===== Data extract
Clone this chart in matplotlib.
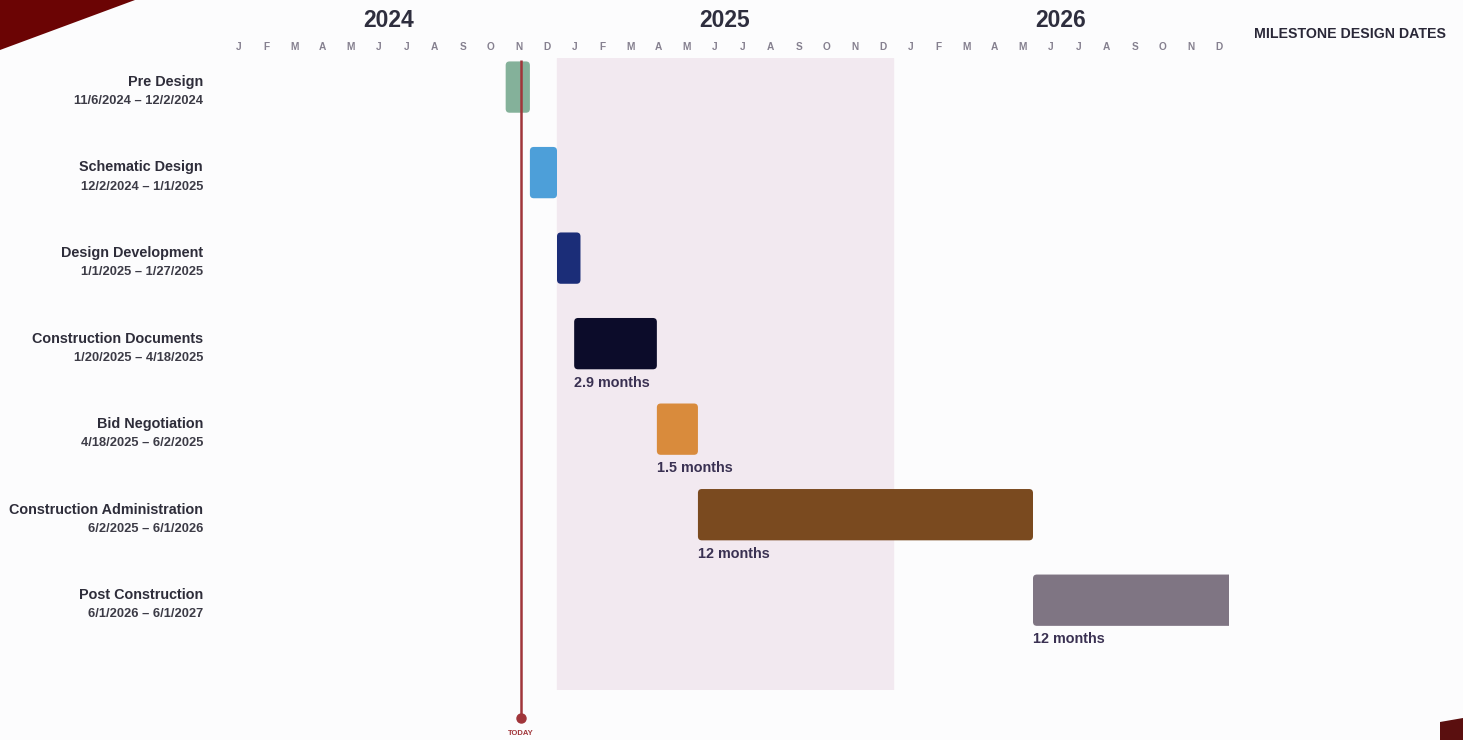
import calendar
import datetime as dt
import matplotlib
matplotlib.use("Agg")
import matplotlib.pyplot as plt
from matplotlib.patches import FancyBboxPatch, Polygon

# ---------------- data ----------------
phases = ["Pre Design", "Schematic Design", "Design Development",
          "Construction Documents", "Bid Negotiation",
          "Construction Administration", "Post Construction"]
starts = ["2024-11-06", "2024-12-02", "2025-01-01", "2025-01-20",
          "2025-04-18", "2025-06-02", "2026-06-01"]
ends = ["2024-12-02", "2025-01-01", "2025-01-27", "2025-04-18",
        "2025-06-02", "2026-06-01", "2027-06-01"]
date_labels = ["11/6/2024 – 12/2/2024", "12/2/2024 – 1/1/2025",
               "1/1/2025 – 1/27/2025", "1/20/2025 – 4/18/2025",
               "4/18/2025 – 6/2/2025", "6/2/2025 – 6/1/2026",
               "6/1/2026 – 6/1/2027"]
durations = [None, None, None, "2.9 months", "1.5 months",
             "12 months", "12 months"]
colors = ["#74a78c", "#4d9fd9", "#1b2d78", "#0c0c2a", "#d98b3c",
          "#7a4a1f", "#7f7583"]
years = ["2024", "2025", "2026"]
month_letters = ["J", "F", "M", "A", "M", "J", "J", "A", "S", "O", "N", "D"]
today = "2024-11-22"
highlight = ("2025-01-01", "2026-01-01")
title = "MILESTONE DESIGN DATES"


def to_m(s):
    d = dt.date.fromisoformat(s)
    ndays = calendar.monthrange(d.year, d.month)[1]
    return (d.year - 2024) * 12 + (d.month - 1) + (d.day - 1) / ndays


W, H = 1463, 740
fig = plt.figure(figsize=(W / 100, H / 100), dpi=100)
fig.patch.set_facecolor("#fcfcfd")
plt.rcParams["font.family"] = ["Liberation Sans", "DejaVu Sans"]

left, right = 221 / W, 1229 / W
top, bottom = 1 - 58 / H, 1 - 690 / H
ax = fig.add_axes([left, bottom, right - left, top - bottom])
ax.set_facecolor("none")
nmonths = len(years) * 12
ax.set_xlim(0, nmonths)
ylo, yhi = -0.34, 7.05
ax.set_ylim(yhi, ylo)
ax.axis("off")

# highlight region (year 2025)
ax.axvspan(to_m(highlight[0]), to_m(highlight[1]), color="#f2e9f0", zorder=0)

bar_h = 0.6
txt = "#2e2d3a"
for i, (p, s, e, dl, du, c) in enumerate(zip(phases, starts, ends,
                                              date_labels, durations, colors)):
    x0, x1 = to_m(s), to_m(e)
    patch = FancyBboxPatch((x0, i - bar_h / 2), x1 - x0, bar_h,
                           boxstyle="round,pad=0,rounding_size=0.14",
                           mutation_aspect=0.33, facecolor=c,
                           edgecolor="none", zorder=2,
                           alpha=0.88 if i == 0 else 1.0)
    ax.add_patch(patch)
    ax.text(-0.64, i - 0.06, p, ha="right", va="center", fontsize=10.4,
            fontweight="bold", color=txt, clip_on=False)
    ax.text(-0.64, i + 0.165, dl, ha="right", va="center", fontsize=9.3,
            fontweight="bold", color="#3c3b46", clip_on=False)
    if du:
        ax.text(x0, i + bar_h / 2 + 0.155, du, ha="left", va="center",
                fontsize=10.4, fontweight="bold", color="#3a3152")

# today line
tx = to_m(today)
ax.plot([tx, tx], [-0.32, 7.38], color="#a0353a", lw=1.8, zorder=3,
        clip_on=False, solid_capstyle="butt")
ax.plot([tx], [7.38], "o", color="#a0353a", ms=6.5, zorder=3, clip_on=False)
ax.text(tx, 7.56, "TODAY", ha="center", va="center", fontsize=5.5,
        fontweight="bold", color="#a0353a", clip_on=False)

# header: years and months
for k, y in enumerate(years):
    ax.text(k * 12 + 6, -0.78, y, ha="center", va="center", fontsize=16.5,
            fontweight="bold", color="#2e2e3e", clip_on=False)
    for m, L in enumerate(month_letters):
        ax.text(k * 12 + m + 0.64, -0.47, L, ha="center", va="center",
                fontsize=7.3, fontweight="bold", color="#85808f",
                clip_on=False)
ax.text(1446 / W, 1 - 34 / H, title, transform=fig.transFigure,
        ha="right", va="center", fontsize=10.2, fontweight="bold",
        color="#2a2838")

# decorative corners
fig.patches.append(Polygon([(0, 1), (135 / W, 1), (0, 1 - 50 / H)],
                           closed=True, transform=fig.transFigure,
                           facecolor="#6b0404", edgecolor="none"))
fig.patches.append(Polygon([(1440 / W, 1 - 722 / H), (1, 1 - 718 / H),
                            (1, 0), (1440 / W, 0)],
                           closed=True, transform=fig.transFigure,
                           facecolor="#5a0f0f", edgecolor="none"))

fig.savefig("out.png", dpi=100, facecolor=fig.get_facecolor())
==========
**Given instruction:** Gather each line of the listing containing the word "matplotlib" and show it.

**Result:**
Clone this chart in matplotlib.
import matplotlib
matplotlib.use("Agg")
import matplotlib.pyplot as plt
from matplotlib.patches import FancyBboxPatch, Polygon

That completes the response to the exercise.